Let me rephrase then:

A constraint of prefix-++ is that the operand is a modifiable lvalue.
The actual operation consists of performing an rvalue conversion
(which results in an int), adding 1 to it, and then assigning this
rvalue back to the original lvalue, which causes the out-of-range
assignment.

(See 5.3.2 and 5.17 for references).

* Old Wolf:

Alf P. Steinbach wrote:

* Old Wolf:

SuperKoko wrote:
For instance:
signed char c=127;
++c; // undefined behavior (assuming that MAX_CHAR is 127).
When evaluating your ++c, c is promoted to integer before
applying the ++ operator. The integer 127 can be incremented
to 128 successfully. Then when 128 is reassigned to c, the
out-of-range assignment occurs.

++ is applied to lvalues. There's no such thing as promotion of
lvalues.

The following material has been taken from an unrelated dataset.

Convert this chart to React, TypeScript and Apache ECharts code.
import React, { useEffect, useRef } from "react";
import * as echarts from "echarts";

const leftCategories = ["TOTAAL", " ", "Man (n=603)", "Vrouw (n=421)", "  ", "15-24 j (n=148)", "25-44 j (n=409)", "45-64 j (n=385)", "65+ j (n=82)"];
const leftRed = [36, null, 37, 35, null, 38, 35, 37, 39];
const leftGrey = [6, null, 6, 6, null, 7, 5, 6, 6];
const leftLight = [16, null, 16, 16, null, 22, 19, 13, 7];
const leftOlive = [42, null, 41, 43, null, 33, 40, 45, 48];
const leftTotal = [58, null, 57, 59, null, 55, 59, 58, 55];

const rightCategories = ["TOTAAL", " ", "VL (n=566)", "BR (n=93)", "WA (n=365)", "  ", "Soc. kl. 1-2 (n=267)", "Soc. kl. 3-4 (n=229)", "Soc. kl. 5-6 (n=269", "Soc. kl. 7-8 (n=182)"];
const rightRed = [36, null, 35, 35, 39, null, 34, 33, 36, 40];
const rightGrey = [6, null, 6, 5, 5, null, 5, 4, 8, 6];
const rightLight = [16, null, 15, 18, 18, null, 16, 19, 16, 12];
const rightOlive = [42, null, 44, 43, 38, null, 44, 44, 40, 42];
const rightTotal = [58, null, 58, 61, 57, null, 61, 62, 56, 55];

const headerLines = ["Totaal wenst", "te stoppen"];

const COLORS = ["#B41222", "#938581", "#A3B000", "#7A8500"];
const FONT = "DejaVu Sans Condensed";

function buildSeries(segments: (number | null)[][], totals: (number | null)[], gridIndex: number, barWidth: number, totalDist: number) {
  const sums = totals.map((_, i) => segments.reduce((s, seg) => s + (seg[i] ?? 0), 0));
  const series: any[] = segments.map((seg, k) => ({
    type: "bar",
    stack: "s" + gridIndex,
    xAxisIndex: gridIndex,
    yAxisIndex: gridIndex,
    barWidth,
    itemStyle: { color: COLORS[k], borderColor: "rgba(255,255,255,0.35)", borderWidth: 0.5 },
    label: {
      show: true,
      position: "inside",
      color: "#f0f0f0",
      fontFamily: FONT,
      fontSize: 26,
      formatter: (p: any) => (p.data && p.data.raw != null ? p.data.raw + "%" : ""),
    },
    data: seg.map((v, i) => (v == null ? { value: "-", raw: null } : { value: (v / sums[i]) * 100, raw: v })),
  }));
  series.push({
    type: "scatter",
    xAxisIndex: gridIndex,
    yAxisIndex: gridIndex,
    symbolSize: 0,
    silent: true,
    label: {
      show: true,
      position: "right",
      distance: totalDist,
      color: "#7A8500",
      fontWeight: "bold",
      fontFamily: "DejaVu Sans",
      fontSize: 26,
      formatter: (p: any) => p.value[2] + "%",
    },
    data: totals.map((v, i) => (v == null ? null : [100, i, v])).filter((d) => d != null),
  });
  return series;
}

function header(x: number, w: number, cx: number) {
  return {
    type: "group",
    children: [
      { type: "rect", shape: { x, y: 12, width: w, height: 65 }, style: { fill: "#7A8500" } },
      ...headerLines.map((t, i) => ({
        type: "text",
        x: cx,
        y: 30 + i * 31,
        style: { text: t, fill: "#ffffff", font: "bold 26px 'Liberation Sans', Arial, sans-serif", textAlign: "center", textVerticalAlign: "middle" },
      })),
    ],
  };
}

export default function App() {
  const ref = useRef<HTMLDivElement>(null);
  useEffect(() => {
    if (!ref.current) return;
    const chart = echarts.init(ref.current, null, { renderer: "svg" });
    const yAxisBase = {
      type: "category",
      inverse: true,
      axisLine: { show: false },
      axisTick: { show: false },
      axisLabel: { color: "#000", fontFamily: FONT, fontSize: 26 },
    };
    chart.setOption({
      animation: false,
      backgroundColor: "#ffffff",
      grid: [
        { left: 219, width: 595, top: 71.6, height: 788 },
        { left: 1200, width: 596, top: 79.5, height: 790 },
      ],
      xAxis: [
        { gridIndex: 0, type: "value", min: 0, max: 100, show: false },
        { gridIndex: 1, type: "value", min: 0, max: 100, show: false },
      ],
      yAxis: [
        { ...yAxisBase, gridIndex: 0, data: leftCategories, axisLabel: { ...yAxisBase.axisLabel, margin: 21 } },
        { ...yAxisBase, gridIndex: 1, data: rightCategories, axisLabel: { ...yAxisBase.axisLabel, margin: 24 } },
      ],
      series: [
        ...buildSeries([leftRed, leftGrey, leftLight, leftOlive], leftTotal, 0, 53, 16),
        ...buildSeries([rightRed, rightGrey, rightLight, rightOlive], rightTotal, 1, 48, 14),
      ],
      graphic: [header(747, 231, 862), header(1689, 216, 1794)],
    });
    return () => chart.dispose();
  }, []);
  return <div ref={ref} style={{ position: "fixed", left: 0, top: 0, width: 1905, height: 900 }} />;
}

However, the /result/ (after changing c), an rvalue, is promoted.

Let me rephrase then:

A constraint of prefix-++ is that the operand is a modifiable lvalue.
The actual operation consists of performing an rvalue conversion
(which results in an int), adding 1 to it, and then assigning this
rvalue back to the original lvalue, which causes the out-of-range
assignment.

(See 5.3.2 and 5.17 for references).

I don't find anything about rvalue conversion there. But then, I fail
to see how, for a non-volatile c, your description could be effectively
different from just adding 1 to c, which is what the standard
proscribes. So I think that for a non-volatile c it's a legitimate
point of view, but the rvalue conversion is IMHO (humble because failing
to see ~X isn't seeing X) an unnecessary complication.

For a volatile c the situation is a little more complicated.

But also there I think (vaguely! ;-)) it's possible to express that
point of view so that it works.

--
A: Because it messes up the order in which people normally read text.
Q: Why is it such a bad thing?
A: Top-posting.
Q: What is the most annoying thing on usenet and in e-mail?